* STATED GOAL
Write the listing below out again exactly, dropping the images.

------ ITEMS

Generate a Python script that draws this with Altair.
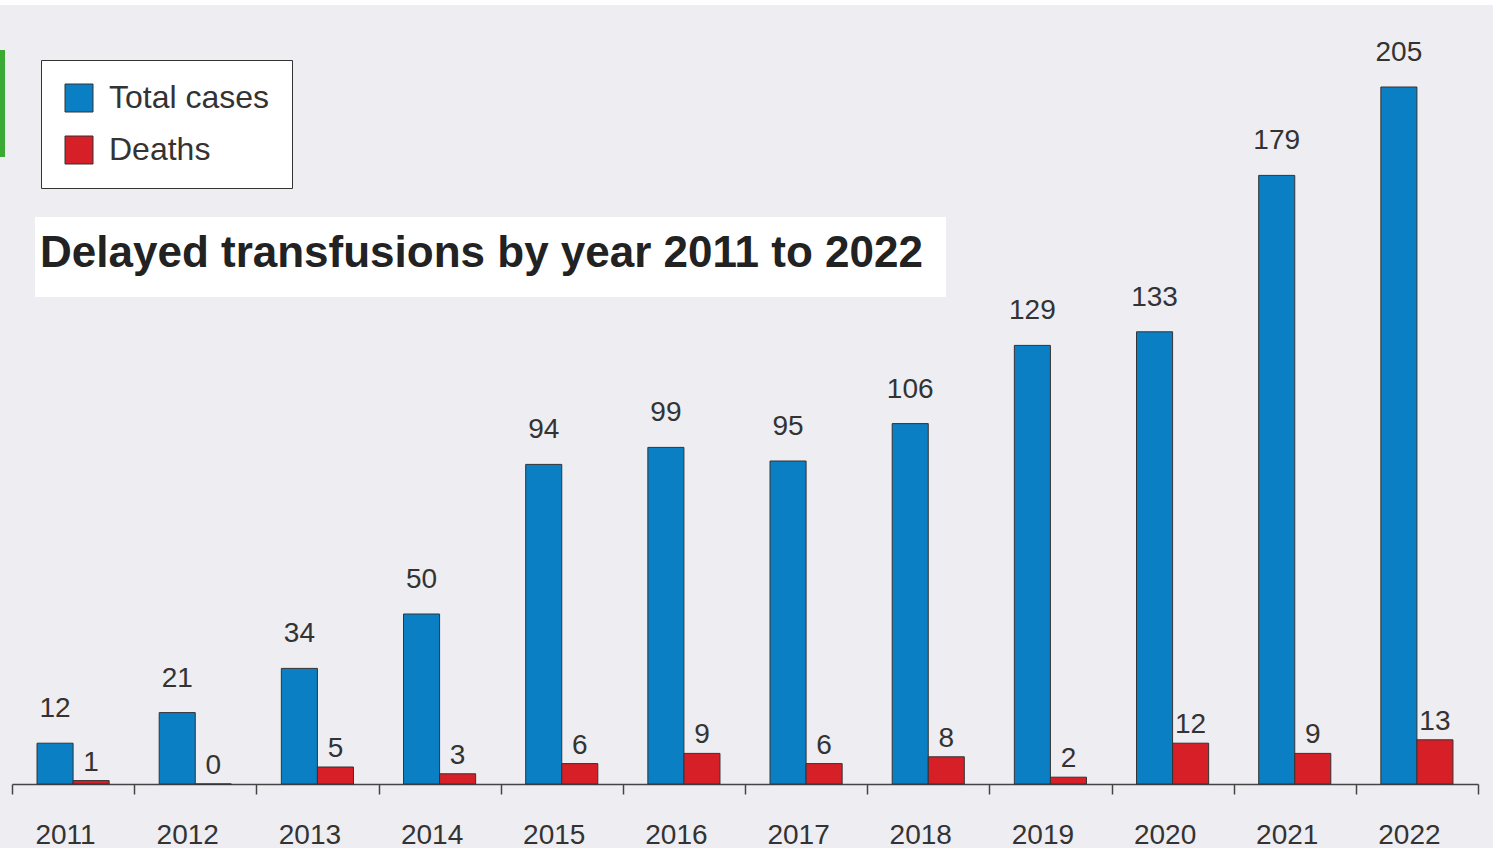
import altair as alt
import pandas as pd

years = ["2011", "2012", "2013", "2014", "2015", "2016", "2017", "2018", "2019", "2020", "2021", "2022"]
total_cases = [12, 21, 34, 50, 94, 99, 95, 106, 129, 133, 179, 205]
deaths = [1, 0, 5, 3, 6, 9, 6, 8, 2, 12, 9, 13]
series = ["Total cases", "Deaths"]
colors = ["#0a7fc4", "#d71f27"]
title_text = "Delayed transfusions by year 2011 to 2022"

rows = []
for y, t, d in zip(years, total_cases, deaths):
    rows.append({"year": y, "series": "Total cases", "value": t})
    rows.append({"year": y, "series": "Deaths", "value": d})
df = pd.DataFrame(rows)

FONT = "Liberation Sans"

x = alt.X("year:N", sort=years, title=None,
          scale=alt.Scale(paddingInner=0, paddingOuter=0),
          axis=alt.Axis(labelAngle=0, tickBand="extent", tickSize=10, tickWidth=1.5,
                        tickColor="#444", domainColor="#444", domainWidth=1.5,
                        labelFontSize=28, labelColor="#333", labelFont=FONT,
                        labelPadding=27, labelOffset=-8, grid=False))
xo = alt.XOffset("series:N", sort=series, scale=alt.Scale(paddingInner=0, paddingOuter=0.694))
y = alt.Y("value:Q", axis=None, scale=alt.Scale(domain=[0, 225], nice=False, zero=True))

bars = alt.Chart(df).mark_bar(stroke="#333", strokeWidth=1).encode(
    x=x, xOffset=xo, y=y,
    color=alt.Color("series:N", sort=series,
                    scale=alt.Scale(domain=series, range=colors),
                    legend=alt.Legend(title=None, orient="none", legendX=29, legendY=41,
                                      fillColor="white", strokeColor="#333",
                                      padding=22, symbolType="square", symbolSize=784,
                                      symbolStrokeColor="#333", symbolStrokeWidth=1,
                                      labelFontSize=32, labelFont=FONT, labelColor="#333",
                                      labelOffset=14, rowPadding=20, labelLimit=400,
                                      symbolOpacity=1)),
)

lab_total = alt.Chart(df).transform_filter(alt.datum.series == "Total cases").mark_text(
    fontSize=28, font=FONT, color="#333", baseline="alphabetic", dy=-26
).encode(x=x, xOffset=xo, y=y, text="value:Q")

lab_deaths = alt.Chart(df).transform_filter(alt.datum.series == "Deaths").mark_text(
    fontSize=28, font=FONT, color="#333", baseline="alphabetic", dy=-10
).encode(x=x, xOffset=xo, y=y, text="value:Q")

title_df = pd.DataFrame({"t": [title_text]})
title_box = alt.Chart(title_df).mark_rect(color="white").encode(
    x=alt.value(23), x2=alt.value(934), y=alt.value(198), y2=alt.value(278))
title_mark = alt.Chart(title_df).mark_text(
    fontSize=44, font=FONT, fontWeight="bold", color="#222", align="left", baseline="alphabetic"
).encode(x=alt.value(28), y=alt.value(248), text="t:N")

green = alt.Chart(title_df).mark_rect(color="#3aaa35").encode(
    x=alt.value(-12), x2=alt.value(-7), y=alt.value(31), y2=alt.value(138))
top_strip = alt.Chart(title_df).mark_rect(color="white").encode(
    x=alt.value(-12), x2=alt.value(1481), y=alt.value(-19), y2=alt.value(-14))

chart = alt.layer(top_strip, bars, lab_total, lab_deaths, title_box, title_mark, green).properties(
    width=1466, height=765,
    autosize=alt.AutoSizeParams(type="none"),
    padding={"left": 12, "top": 19, "right": 15, "bottom": 64},
    background="#eeedf2",
).configure_view(strokeWidth=0)

chart.save("out.html", embed_options={"renderer": "svg", "actions": False})
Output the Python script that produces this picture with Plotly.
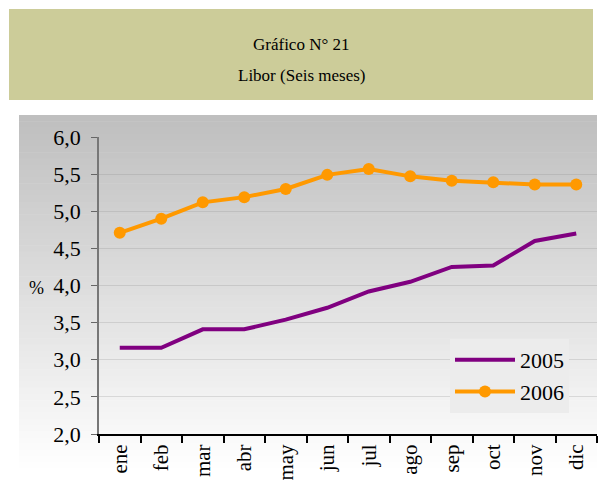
import plotly.graph_objects as go

months = ["ene", "feb", "mar", "abr", "may", "jun", "jul", "ago", "sep", "oct", "nov", "dic"]
libor_2005 = [3.16, 3.16, 3.41, 3.41, 3.54, 3.70, 3.92, 4.05, 4.25, 4.27, 4.60, 4.70]
libor_2006 = [4.71, 4.90, 5.12, 5.19, 5.30, 5.49, 5.57, 5.47, 5.41, 5.39, 5.36, 5.36]
y_ticks = [2.0, 2.5, 3.0, 3.5, 4.0, 4.5, 5.0, 5.5, 6.0]

W, H = 601, 487
L, R, T, B = 99, 597, 137, 434  # plot area pixel box

def px(x):
    return (x - L) / (R - L)

def py(y):
    return (B - y) / (B - T)

SERIF = '"Liberation Serif", "Times New Roman", Times, serif'

fig = go.Figure()
fig.add_trace(go.Scatter(x=months, y=libor_2005, name="2005", mode="lines",
                         line=dict(color="#800080", width=4)))
fig.add_trace(go.Scatter(x=months, y=libor_2006, name="2006", mode="lines+markers",
                         line=dict(color="#FF9900", width=4),
                         marker=dict(color="#FF9900", size=12)))

shapes = []
top, bot_grad, bottom = 115, 470, 487
n = 60
for i in range(n):
    y0 = top + (bottom - top) * i / n
    y1 = top + (bottom - top) * (i + 1) / n + 0.6
    ym = (y0 + y1) / 2
    t = min(1.0, (ym - top) / (bot_grad - top))
    c = int(round(190 + 65 * t))
    shapes.append(dict(type="rect", xref="paper", yref="paper", layer="below",
                       x0=px(19), x1=px(597), y0=py(y1), y1=py(y0),
                       fillcolor=f"rgb({c},{c},{c})", line=dict(width=0)))
shapes.append(dict(type="rect", xref="paper", yref="paper", layer="below",
                   x0=px(9), x1=px(593), y0=py(100), y1=py(9),
                   fillcolor="#CCCC99", line=dict(width=0)))

annotations = [
    dict(text="Gráfico N° 21", x=px(301), y=py(44), xref="paper", yref="paper",
         xanchor="center", yanchor="middle",
         showarrow=False, font=dict(size=17, color="black", family=SERIF)),
    dict(text="Libor (Seis meses)", x=px(301), y=py(76), xref="paper", yref="paper",
         xanchor="center", yanchor="middle",
         showarrow=False, font=dict(size=17, color="black", family=SERIF)),
    dict(text="%", x=px(36), y=py(288), xref="paper", yref="paper",
         xanchor="center", yanchor="middle",
         showarrow=False, font=dict(size=18, color="black", family=SERIF)),
]

fig.update_layout(
    width=W, height=H,
    margin=dict(l=L, r=W - R, t=T, b=H - B, pad=0),
    paper_bgcolor="white",
    plot_bgcolor="rgba(0,0,0,0)",
    font=dict(family=SERIF, color="black"),
    separators=",.",
    shapes=shapes,
    annotations=annotations,
    showlegend=True,
    legend=dict(x=px(450), y=py(339), xanchor="left", yanchor="top",
                bgcolor="#ececec", font=dict(size=22, family=SERIF), tracegroupgap=0,
                itemwidth=60),
    xaxis=dict(type="category", range=[-0.5, 11.5], tickangle=-90,
               tickson="boundaries", ticks="outside", ticklen=7, tickwidth=2,
               tickcolor="black", showline=True, linecolor="black", linewidth=2,
               showgrid=False, tickfont=dict(size=21, family=SERIF), fixedrange=True),
    yaxis=dict(range=[2, 6], tickvals=y_ticks, tickformat=".1f",
               ticks="outside", ticklen=6, tickwidth=1, tickcolor="#666666",
               ticklabelstandoff=6,
               showline=True, linecolor="#777777", linewidth=1.5,
               showgrid=True, gridcolor="rgba(140,140,140,0.25)", gridwidth=1,
               zeroline=False, tickfont=dict(size=22, family=SERIF)),
)

fig.write_html("out.html", config={"displayModeBar": False},
               post_script="document.body.style.margin='0';document.body.style.padding='0';")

------------

* EXERCISE SOLUTION
Generate a Python script that draws this with Altair.
import altair as alt
import pandas as pd

years = ["2011", "2012", "2013", "2014", "2015", "2016", "2017", "2018", "2019", "2020", "2021", "2022"]
total_cases = [12, 21, 34, 50, 94, 99, 95, 106, 129, 133, 179, 205]
deaths = [1, 0, 5, 3, 6, 9, 6, 8, 2, 12, 9, 13]
series = ["Total cases", "Deaths"]
colors = ["#0a7fc4", "#d71f27"]
title_text = "Delayed transfusions by year 2011 to 2022"

rows = []
for y, t, d in zip(years, total_cases, deaths):
    rows.append({"year": y, "series": "Total cases", "value": t})
    rows.append({"year": y, "series": "Deaths", "value": d})
df = pd.DataFrame(rows)

FONT = "Liberation Sans"

x = alt.X("year:N", sort=years, title=None,
          scale=alt.Scale(paddingInner=0, paddingOuter=0),
          axis=alt.Axis(labelAngle=0, tickBand="extent", tickSize=10, tickWidth=1.5,
                        tickColor="#444", domainColor="#444", domainWidth=1.5,
                        labelFontSize=28, labelColor="#333", labelFont=FONT,
                        labelPadding=27, labelOffset=-8, grid=False))
xo = alt.XOffset("series:N", sort=series, scale=alt.Scale(paddingInner=0, paddingOuter=0.694))
y = alt.Y("value:Q", axis=None, scale=alt.Scale(domain=[0, 225], nice=False, zero=True))

bars = alt.Chart(df).mark_bar(stroke="#333", strokeWidth=1).encode(
    x=x, xOffset=xo, y=y,
    color=alt.Color("series:N", sort=series,
                    scale=alt.Scale(domain=series, range=colors),
                    legend=alt.Legend(title=None, orient="none", legendX=29, legendY=41,
                                      fillColor="white", strokeColor="#333",
                                      padding=22, symbolType="square", symbolSize=784,
                                      symbolStrokeColor="#333", symbolStrokeWidth=1,
                                      labelFontSize=32, labelFont=FONT, labelColor="#333",
                                      labelOffset=14, rowPadding=20, labelLimit=400,
                                      symbolOpacity=1)),
)

lab_total = alt.Chart(df).transform_filter(alt.datum.series == "Total cases").mark_text(
    fontSize=28, font=FONT, color="#333", baseline="alphabetic", dy=-26
).encode(x=x, xOffset=xo, y=y, text="value:Q")

lab_deaths = alt.Chart(df).transform_filter(alt.datum.series == "Deaths").mark_text(
    fontSize=28, font=FONT, color="#333", baseline="alphabetic", dy=-10
).encode(x=x, xOffset=xo, y=y, text="value:Q")

title_df = pd.DataFrame({"t": [title_text]})
title_box = alt.Chart(title_df).mark_rect(color="white").encode(
    x=alt.value(23), x2=alt.value(934), y=alt.value(198), y2=alt.value(278))
title_mark = alt.Chart(title_df).mark_text(
    fontSize=44, font=FONT, fontWeight="bold", color="#222", align="left", baseline="alphabetic"
).encode(x=alt.value(28), y=alt.value(248), text="t:N")

green = alt.Chart(title_df).mark_rect(color="#3aaa35").encode(
    x=alt.value(-12), x2=alt.value(-7), y=alt.value(31), y2=alt.value(138))
top_strip = alt.Chart(title_df).mark_rect(color="white").encode(
    x=alt.value(-12), x2=alt.value(1481), y=alt.value(-19), y2=alt.value(-14))

chart = alt.layer(top_strip, bars, lab_total, lab_deaths, title_box, title_mark, green).properties(
    width=1466, height=765,
    autosize=alt.AutoSizeParams(type="none"),
    padding={"left": 12, "top": 19, "right": 15, "bottom": 64},
    background="#eeedf2",
).configure_view(strokeWidth=0)

chart.save("out.html", embed_options={"renderer": "svg", "actions": False})
Output the Python script that produces this picture with Plotly.
import plotly.graph_objects as go

months = ["ene", "feb", "mar", "abr", "may", "jun", "jul", "ago", "sep", "oct", "nov", "dic"]
libor_2005 = [3.16, 3.16, 3.41, 3.41, 3.54, 3.70, 3.92, 4.05, 4.25, 4.27, 4.60, 4.70]
libor_2006 = [4.71, 4.90, 5.12, 5.19, 5.30, 5.49, 5.57, 5.47, 5.41, 5.39, 5.36, 5.36]
y_ticks = [2.0, 2.5, 3.0, 3.5, 4.0, 4.5, 5.0, 5.5, 6.0]

W, H = 601, 487
L, R, T, B = 99, 597, 137, 434  # plot area pixel box

def px(x):
    return (x - L) / (R - L)

def py(y):
    return (B - y) / (B - T)

SERIF = '"Liberation Serif", "Times New Roman", Times, serif'

fig = go.Figure()
fig.add_trace(go.Scatter(x=months, y=libor_2005, name="2005", mode="lines",
                         line=dict(color="#800080", width=4)))
fig.add_trace(go.Scatter(x=months, y=libor_2006, name="2006", mode="lines+markers",
                         line=dict(color="#FF9900", width=4),
                         marker=dict(color="#FF9900", size=12)))

shapes = []
top, bot_grad, bottom = 115, 470, 487
n = 60
for i in range(n):
    y0 = top + (bottom - top) * i / n
    y1 = top + (bottom - top) * (i + 1) / n + 0.6
    ym = (y0 + y1) / 2
    t = min(1.0, (ym - top) / (bot_grad - top))
    c = int(round(190 + 65 * t))
    shapes.append(dict(type="rect", xref="paper", yref="paper", layer="below",
                       x0=px(19), x1=px(597), y0=py(y1), y1=py(y0),
                       fillcolor=f"rgb({c},{c},{c})", line=dict(width=0)))
shapes.append(dict(type="rect", xref="paper", yref="paper", layer="below",
                   x0=px(9), x1=px(593), y0=py(100), y1=py(9),
                   fillcolor="#CCCC99", line=dict(width=0)))

annotations = [
    dict(text="Gráfico N° 21", x=px(301), y=py(44), xref="paper", yref="paper",
         xanchor="center", yanchor="middle",
         showarrow=False, font=dict(size=17, color="black", family=SERIF)),
    dict(text="Libor (Seis meses)", x=px(301), y=py(76), xref="paper", yref="paper",
         xanchor="center", yanchor="middle",
         showarrow=False, font=dict(size=17, color="black", family=SERIF)),
    dict(text="%", x=px(36), y=py(288), xref="paper", yref="paper",
         xanchor="center", yanchor="middle",
         showarrow=False, font=dict(size=18, color="black", family=SERIF)),
]

fig.update_layout(
    width=W, height=H,
    margin=dict(l=L, r=W - R, t=T, b=H - B, pad=0),
    paper_bgcolor="white",
    plot_bgcolor="rgba(0,0,0,0)",
    font=dict(family=SERIF, color="black"),
    separators=",.",
    shapes=shapes,
    annotations=annotations,
    showlegend=True,
    legend=dict(x=px(450), y=py(339), xanchor="left", yanchor="top",
                bgcolor="#ececec", font=dict(size=22, family=SERIF), tracegroupgap=0,
                itemwidth=60),
    xaxis=dict(type="category", range=[-0.5, 11.5], tickangle=-90,
               tickson="boundaries", ticks="outside", ticklen=7, tickwidth=2,
               tickcolor="black", showline=True, linecolor="black", linewidth=2,
               showgrid=False, tickfont=dict(size=21, family=SERIF), fixedrange=True),
    yaxis=dict(range=[2, 6], tickvals=y_ticks, tickformat=".1f",
               ticks="outside", ticklen=6, tickwidth=1, tickcolor="#666666",
               ticklabelstandoff=6,
               showline=True, linecolor="#777777", linewidth=1.5,
               showgrid=True, gridcolor="rgba(140,140,140,0.25)", gridwidth=1,
               zeroline=False, tickfont=dict(size=22, family=SERIF)),
)

fig.write_html("out.html", config={"displayModeBar": False},
               post_script="document.body.style.margin='0';document.body.style.padding='0';")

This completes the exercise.